# What you are asked to do:
Quote only the lines from the line containing "Give me the Altair source for this chart." to the line containing "ys = alt.Scale(domain=[0, 4], nice=False, zero=False)", with both of those lines included, please, exactly as written.

# Provided records:

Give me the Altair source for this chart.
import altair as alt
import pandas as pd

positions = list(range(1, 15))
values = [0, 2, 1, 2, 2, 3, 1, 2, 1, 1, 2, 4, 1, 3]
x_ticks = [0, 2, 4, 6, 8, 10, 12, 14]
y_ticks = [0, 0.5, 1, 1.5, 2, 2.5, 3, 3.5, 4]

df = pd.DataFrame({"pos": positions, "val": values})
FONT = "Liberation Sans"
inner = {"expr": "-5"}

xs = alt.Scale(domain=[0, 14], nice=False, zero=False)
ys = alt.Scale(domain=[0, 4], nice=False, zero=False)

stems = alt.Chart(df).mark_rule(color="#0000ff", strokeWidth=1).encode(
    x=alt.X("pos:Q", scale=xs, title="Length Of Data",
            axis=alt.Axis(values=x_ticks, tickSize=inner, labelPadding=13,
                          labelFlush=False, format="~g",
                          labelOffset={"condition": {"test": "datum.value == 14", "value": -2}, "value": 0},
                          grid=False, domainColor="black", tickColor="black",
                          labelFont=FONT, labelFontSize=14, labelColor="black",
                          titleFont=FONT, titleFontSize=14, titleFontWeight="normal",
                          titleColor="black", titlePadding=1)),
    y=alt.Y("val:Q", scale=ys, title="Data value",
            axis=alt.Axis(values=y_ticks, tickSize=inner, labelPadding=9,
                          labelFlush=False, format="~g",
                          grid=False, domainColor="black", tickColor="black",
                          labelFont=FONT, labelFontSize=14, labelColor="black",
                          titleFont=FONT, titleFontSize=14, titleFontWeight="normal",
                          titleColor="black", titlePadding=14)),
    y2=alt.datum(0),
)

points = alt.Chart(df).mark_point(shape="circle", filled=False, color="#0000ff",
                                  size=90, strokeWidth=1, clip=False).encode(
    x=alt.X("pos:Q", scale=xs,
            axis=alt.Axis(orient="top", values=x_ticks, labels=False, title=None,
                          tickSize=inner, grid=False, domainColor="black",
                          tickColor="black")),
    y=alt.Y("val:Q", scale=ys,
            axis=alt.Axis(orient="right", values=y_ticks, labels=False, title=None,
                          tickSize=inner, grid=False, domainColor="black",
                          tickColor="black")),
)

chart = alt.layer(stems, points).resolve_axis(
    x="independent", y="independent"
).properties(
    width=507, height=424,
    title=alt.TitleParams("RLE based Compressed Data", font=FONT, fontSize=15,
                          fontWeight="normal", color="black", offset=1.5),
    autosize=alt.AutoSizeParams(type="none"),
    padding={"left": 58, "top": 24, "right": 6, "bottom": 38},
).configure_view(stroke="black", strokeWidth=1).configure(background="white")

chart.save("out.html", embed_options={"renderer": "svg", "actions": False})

--

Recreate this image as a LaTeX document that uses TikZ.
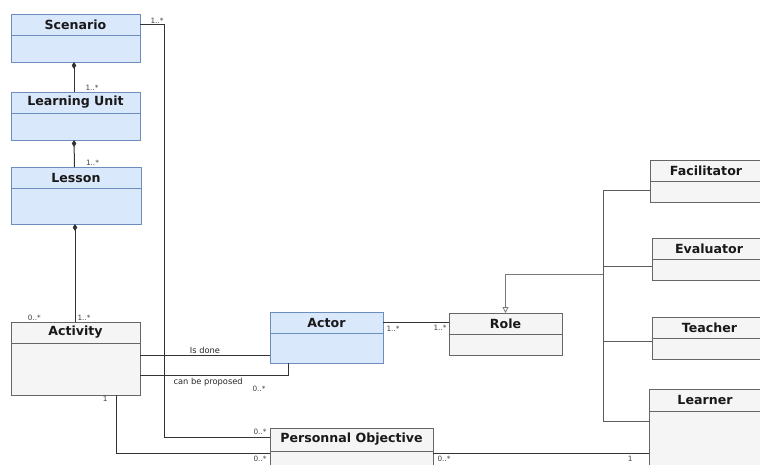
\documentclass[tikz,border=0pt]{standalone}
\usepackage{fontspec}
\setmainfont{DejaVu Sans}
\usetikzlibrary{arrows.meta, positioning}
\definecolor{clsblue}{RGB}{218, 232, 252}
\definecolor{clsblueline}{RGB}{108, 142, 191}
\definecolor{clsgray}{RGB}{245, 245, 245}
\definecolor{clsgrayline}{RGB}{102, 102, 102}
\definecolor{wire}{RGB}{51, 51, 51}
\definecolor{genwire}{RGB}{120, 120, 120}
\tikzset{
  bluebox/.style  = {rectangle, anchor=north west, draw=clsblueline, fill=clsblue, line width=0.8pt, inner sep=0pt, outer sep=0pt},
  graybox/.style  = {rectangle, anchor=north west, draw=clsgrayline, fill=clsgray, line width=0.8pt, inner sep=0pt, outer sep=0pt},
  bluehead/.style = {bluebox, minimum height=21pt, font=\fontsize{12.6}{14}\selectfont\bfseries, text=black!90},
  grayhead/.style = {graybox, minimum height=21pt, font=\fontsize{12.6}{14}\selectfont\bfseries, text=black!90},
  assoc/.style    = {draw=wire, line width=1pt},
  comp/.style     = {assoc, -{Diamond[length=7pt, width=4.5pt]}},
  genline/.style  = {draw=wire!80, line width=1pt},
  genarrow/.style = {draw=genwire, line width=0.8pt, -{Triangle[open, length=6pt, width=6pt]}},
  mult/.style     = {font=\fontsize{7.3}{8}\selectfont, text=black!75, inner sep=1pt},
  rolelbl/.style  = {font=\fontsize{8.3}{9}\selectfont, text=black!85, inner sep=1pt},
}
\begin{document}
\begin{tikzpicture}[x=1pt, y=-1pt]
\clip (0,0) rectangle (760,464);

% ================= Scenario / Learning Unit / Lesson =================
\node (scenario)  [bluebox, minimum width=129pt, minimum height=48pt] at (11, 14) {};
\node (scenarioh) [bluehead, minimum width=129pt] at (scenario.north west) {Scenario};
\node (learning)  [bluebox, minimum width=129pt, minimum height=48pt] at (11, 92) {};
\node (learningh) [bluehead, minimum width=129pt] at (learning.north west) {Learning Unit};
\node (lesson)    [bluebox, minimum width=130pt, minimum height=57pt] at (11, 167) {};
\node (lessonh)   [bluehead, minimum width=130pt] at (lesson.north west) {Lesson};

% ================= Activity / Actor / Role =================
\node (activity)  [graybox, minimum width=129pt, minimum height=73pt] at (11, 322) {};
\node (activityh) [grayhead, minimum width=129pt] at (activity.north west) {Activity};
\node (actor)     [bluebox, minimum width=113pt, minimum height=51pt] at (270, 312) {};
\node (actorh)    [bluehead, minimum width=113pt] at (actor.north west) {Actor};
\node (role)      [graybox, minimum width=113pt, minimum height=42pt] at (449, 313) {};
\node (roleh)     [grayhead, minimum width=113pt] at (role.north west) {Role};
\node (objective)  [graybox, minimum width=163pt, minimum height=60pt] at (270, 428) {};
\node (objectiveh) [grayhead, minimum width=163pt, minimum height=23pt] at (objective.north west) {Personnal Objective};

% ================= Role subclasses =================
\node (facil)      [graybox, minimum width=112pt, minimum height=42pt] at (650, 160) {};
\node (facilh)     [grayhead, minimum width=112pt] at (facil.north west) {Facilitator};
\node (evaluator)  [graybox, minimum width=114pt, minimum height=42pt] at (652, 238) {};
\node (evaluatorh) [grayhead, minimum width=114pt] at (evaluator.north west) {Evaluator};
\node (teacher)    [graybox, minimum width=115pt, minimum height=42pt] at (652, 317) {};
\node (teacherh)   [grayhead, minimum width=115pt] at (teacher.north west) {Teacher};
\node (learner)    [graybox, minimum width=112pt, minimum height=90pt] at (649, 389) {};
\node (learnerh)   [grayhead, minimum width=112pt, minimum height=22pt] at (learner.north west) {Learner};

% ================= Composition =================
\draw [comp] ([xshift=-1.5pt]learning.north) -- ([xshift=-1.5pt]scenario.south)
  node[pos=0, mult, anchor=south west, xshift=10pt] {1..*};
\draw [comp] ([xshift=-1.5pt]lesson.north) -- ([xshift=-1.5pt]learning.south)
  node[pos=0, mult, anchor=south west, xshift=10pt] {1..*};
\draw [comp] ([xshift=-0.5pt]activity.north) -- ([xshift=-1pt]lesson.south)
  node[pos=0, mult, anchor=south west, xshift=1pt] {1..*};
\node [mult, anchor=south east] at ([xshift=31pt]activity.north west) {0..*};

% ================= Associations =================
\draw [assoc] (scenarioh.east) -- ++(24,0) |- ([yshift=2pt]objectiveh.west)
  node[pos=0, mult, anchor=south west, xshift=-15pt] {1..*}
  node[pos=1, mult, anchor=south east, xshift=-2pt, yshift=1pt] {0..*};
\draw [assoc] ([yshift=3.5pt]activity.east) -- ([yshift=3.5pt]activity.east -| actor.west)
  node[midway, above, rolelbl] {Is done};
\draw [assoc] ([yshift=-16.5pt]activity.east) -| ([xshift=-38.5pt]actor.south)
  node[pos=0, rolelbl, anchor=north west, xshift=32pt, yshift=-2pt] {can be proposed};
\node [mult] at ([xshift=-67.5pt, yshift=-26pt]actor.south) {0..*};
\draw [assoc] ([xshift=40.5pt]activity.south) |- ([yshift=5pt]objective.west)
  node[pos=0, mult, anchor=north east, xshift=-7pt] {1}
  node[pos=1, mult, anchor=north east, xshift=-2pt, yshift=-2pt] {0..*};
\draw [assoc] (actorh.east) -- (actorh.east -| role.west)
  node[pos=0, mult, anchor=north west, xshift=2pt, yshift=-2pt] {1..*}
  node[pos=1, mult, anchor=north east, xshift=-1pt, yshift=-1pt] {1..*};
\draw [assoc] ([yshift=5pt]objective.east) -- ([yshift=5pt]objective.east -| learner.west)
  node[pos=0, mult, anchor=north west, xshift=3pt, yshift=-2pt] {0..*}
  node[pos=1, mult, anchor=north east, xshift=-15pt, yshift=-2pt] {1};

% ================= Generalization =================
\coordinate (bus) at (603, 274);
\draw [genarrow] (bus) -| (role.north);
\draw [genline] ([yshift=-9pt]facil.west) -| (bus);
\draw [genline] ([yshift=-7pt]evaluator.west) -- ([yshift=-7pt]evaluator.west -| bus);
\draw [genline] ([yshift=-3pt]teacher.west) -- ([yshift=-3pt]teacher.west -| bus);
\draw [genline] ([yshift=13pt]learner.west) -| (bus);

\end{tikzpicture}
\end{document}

# Answer to the exercise:
Give me the Altair source for this chart.
import altair as alt
import pandas as pd

positions = list(range(1, 15))
values = [0, 2, 1, 2, 2, 3, 1, 2, 1, 1, 2, 4, 1, 3]
x_ticks = [0, 2, 4, 6, 8, 10, 12, 14]
y_ticks = [0, 0.5, 1, 1.5, 2, 2.5, 3, 3.5, 4]

df = pd.DataFrame({"pos": positions, "val": values})
FONT = "Liberation Sans"
inner = {"expr": "-5"}

xs = alt.Scale(domain=[0, 14], nice=False, zero=False)
ys = alt.Scale(domain=[0, 4], nice=False, zero=False)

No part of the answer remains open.